Bahcedeki zehirli sarmasiga sardık annemle. Iki gündür bizden, ozellikle benden, beklenemeyecek bir peygamber gucu performansıyla toprağın altinda ve üstünde birbiriyle kenetlenerek on bahçede bir habitat kurmuş asırlık sarmasiga var gücümüzle savas açtık. Bir taraftan uzun dalları kesiyor, sonra köklere var gücümüzle yapisip çekiyoruz. Topladiklarimiz bir kaç büyük tepe yaptı bile, bir bu kadar daha çıkar o bahceden. Belli ki parazitlere olan kizginligimizi biz de yanibasimizdaki bu parazit bitkiden cikariyoruz. Oke yandan iki yıldır adam akilli boylesi yogun fiziksel güç gerektiren hiçbir aktivite icinde olmamaktan vücudumda birikmiş o enerjiyi ve stressi atmak icin harika bir fırsat.
Sarmasik savaşı disinda herzamanki gibi butun gun benim icin bebek oğlumuzun etrafında geciyor, ama bu ara iyice akillandikca onu evde oyalamak zorlaşıyor. Sürekli kendine oyun arıyor, komiklik ve eglence pesinde hep, tam eglenmeye basladiginda mutluluktan kendini kusturana kadar koşması, ya da gülmekten midesini alt üst etmesi var ki, çok eglenmesine de engel olmak durumunda kalıyoruz. Ne zamanki eglencenin dozu onun aradigi kıvama geldi, hemen youtube'dan sarki izlemesini öneriyoruz ve o ani da bozuyoruz. Çok eglenmesi yasak, az eglenmeye onun tahammülü yok, henüz ortada bir denge kuramadık.
Wednesday, March 18, 2020
Tuesday, March 17, 2020
Self isolation diaries
Bahar tatili ile corona tedbirleri birlesince ev hayatimiz her zamankinden daha konsantre bir hal aldi. Maxim'in dogumu ile baslayan eve hapis halimize yeterince alistigimizdan bu yeni durum bize cok dokunmuyor. Fakat normalden daha yogun bir stress hali icinde oldugumun farkındayım. Ne kadar panik olmasak da evde "nesting" sendromu icindeyim.
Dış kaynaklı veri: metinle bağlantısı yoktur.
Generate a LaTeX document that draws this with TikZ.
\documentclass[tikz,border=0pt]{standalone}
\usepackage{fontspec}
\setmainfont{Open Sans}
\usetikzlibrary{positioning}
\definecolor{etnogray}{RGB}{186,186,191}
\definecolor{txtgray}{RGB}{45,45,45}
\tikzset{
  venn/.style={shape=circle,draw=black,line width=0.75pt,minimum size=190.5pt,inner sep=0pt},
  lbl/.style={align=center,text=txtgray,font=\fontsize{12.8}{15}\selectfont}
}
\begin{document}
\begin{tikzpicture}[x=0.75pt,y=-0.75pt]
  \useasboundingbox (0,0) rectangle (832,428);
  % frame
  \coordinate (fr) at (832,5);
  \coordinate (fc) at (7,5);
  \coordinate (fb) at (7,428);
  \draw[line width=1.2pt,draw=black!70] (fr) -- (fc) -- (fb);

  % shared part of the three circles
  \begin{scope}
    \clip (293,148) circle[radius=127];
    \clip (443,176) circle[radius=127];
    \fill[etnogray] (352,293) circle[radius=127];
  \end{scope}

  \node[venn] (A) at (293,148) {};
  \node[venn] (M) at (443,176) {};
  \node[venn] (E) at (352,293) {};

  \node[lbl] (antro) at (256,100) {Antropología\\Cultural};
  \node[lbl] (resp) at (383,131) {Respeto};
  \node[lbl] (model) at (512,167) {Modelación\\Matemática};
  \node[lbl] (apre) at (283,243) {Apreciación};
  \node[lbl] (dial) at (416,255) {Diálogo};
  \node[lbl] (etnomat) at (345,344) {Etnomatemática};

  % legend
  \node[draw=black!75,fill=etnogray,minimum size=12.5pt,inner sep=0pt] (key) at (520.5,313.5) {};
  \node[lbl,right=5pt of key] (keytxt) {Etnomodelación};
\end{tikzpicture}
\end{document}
Evi organize etmeye, yemekleri düzene sokmaya, olabildiğine gereksizlerden kurtulup, kullanılabilecek malzemeleri ise israf icine girmeden degerlendirmeye calisiyorum. Evdeki çürümeye yüz tutacak taze sebzelere öncelik verirken bir taraftan da aksamdan önceki gunun yemek planını yapıyor, orda burda kavanoz diplerinde kalmiş malzemeleri ilk fırsatta pisirilmeleri icin göz önüne cikariyorum.
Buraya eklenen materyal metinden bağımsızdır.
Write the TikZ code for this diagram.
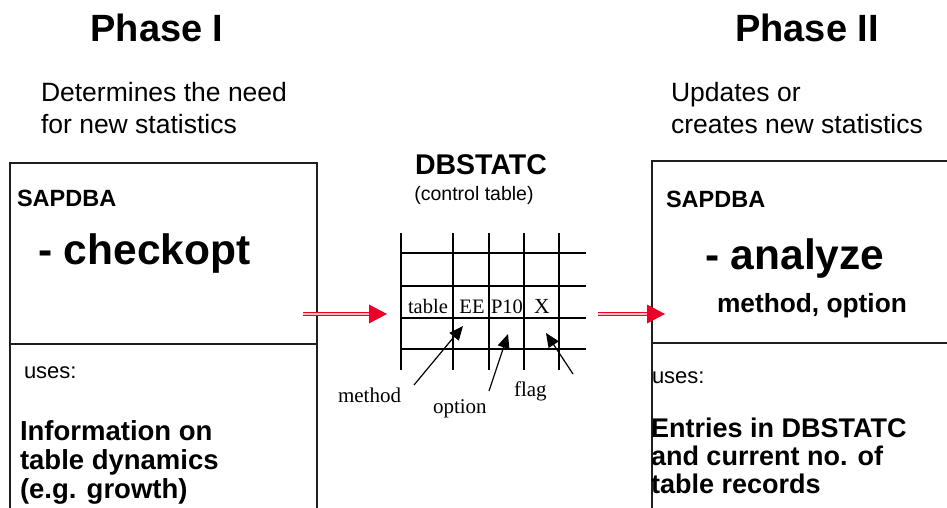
\documentclass[tikz,border=0pt]{standalone}
\usepackage{fontspec}
\setmainfont{Liberation Sans}
\newfontfamily\tms{Liberation Serif}
\usetikzlibrary{arrows.meta,calc}
\definecolor{arrred}{RGB}{236,0,40}
\definecolor{arrpink}{RGB}{255,190,200}
\definecolor{linegray}{RGB}{30,30,30}
\tikzset{
  txt/.style={inner sep=0pt, outer sep=0pt, anchor=base west},
  ctxt/.style={inner sep=0pt, outer sep=0pt, anchor=base},
  boxline/.style={draw=linegray, line width=1.3pt},
  gridline/.style={draw=black, line width=1.2pt},
  redshaft/.style={draw=arrred, line width=1.1pt, double=arrpink, double distance=2pt},
  redhead/.style={fill=arrred},
  pointer/.style={draw=black, line width=1.2pt, -{Triangle[length=14pt,width=12pt]}},
}
\newcommand{\fs}[1]{\fontsize{#1}{#1}\selectfont}
\begin{document}
\begin{tikzpicture}[x=1pt,y=-1pt]
\useasboundingbox (0,0) rectangle (947,508);
\clip (0,0) rectangle (947,508);
\fill[white] (0,0) rectangle (947,508);

% titles
\node[ctxt] (ph1) at (157,42) {\fs{38}\bfseries Phase I};
\node[ctxt] (ph2) at (807,42) {\fs{38}\bfseries Phase II};
\node[txt] (d1) at (41,102) {\fs{26.5}Determines the need};
\node[txt] (d2) at (41,133) {\fs{26.5}for new statistics};
\node[txt] (u1) at (671,102) {\fs{26.5}Updates or};
\node[txt] (u2) at (671,133) {\fs{26.5}creates new statistics};

% left box
\path[boxline] (10,520) -- (10,163) -- (317,163) -- (317,520);
\path[boxline] (10,344) -- (317,344);
\node[txt] (ls) at (17,206) {\fs{23.5}\bfseries SAPDBA};
\node[txt] (lc) at (38,264) {\fs{42.5}\bfseries - checkopt};
\node[txt] (lu) at (24,378) {\fs{22}uses:};
\node[txt] (li1) at (20,440) {\fs{27.5}\bfseries Information on};
\node[txt] (li2) at (20,469) {\fs{27.5}\bfseries table dynamics};
\node[txt] (li3) at (20,498) {\fs{27.5}\bfseries (e.g. growth)};

% right box
\path[boxline] (652,520) -- (652,161) -- (960,161);
\path[boxline] (652,343) -- (960,343);
\node[txt] (rs) at (666,207) {\fs{23.5}\bfseries SAPDBA};
\node[txt] (ra) at (705,269) {\fs{42.5}\bfseries - analyze};
\node[txt] (rm) at (717,312) {\fs{26.3}\bfseries method, option};
\node[txt] (ru) at (652,383) {\fs{22}uses:};
\node[txt] (re1) at (651,437) {\fs{27}\bfseries Entries in DBSTATC};
\node[txt] (re2) at (651,465) {\fs{27}\bfseries and current no. of};
\node[txt] (re3) at (651,493) {\fs{27}\bfseries table records};

% control table
\node[ctxt] (db) at (481,174) {\fs{28.5}\bfseries DBSTATC};
\node[ctxt] (ct) at (474,200) {\fs{19.5}(control table)};
\foreach \x in {401,453,489,524,559} \path[gridline] (\x,233) -- (\x,370);
\foreach \y in {253,286,318,349} \path[gridline] (401,\y) -- (586,\y);
\node[txt] (ctab) at (408,313) {\tms\fs{20.5}table};
\node[ctxt] (cee) at (472,313) {\tms\fs{20.5}EE};
\node[ctxt] (cp) at (507,313) {\tms\fs{20.5}P10};
\node[ctxt] (cx) at (542,313) {\tms\fs{21.5}X};

% pointer labels
\node[txt] (lm) at (338,402) {\tms\fs{21}method};
\node[txt] (lo) at (433,413) {\tms\fs{21}option};
\node[txt] (lf) at (514,396) {\tms\fs{21}flag};
\coordinate (m0) at (414,385); \coordinate (m1) at (463,326);
\coordinate (o0) at (489,391); \coordinate (o1) at (508,334);
\coordinate (f0) at (573,374); \coordinate (f1) at (546,333);
\draw[pointer] (m0) -- (m1);
\draw[pointer] (o0) -- (o1);
\draw[pointer] (f0) -- (f1);

% red arrows
\coordinate (a0) at (303,314); \coordinate (a1) at (369,314); \coordinate (a2) at (387,314);
\coordinate (b0) at (598,314); \coordinate (b1) at (647,314); \coordinate (b2) at (665,314);
\path[redshaft] (a0) -- (a1);
\path[redhead] ($(a1)+(0,-9.5)$) -- (a2) -- ($(a1)+(0,9.5)$) -- cycle;
\path[redshaft] (b0) -- (b1);
\path[redhead] ($(b1)+(0,-9.5)$) -- (b2) -- ($(b1)+(0,9.5)$) -- cycle;
\end{tikzpicture}
\end{document}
Herkesin sürekli evde oluşu Maxim'i de biraz daha talepkar olabileceğine ikna etti. Artık anneanneyi devre disi bıraktı, sadece babası ya da benimle vakit geçirmek istiyor. Gunde uc defa ana yoldan gecen kamyon ve otobüsler öncelikli olmak uzere butun tasitlari seyretmek uzere disariya cikarildigi an yokuş asagi birakiveriyor kendisini. Bazı günler kucakta goturuyorum çok yorulmasın diye. Oyle tatlı bir canli ki, o kara gözleri ve beyaz teni ile tam ağız hizamda dururken onu bol bol ope ope taşıyorum kucağımda. Arabalari izlerken, ki bu ara cok bir trafik yok, arada bir bir sessizlik oluyor, o an kucagimdaki varligi bana huzur veriyor. Bir buçuk yılin butun endişeleri, sevinçleri, streslerinin kaynağı kucağımda, öpmeye doyamadigim akilli bukukus... Evet ona en çok "budukus" diye sesleniyoruz. Hayati onceden bir defa yasamış gibi farkında, bir taraftan da tam bir beceriksizlik abidesi.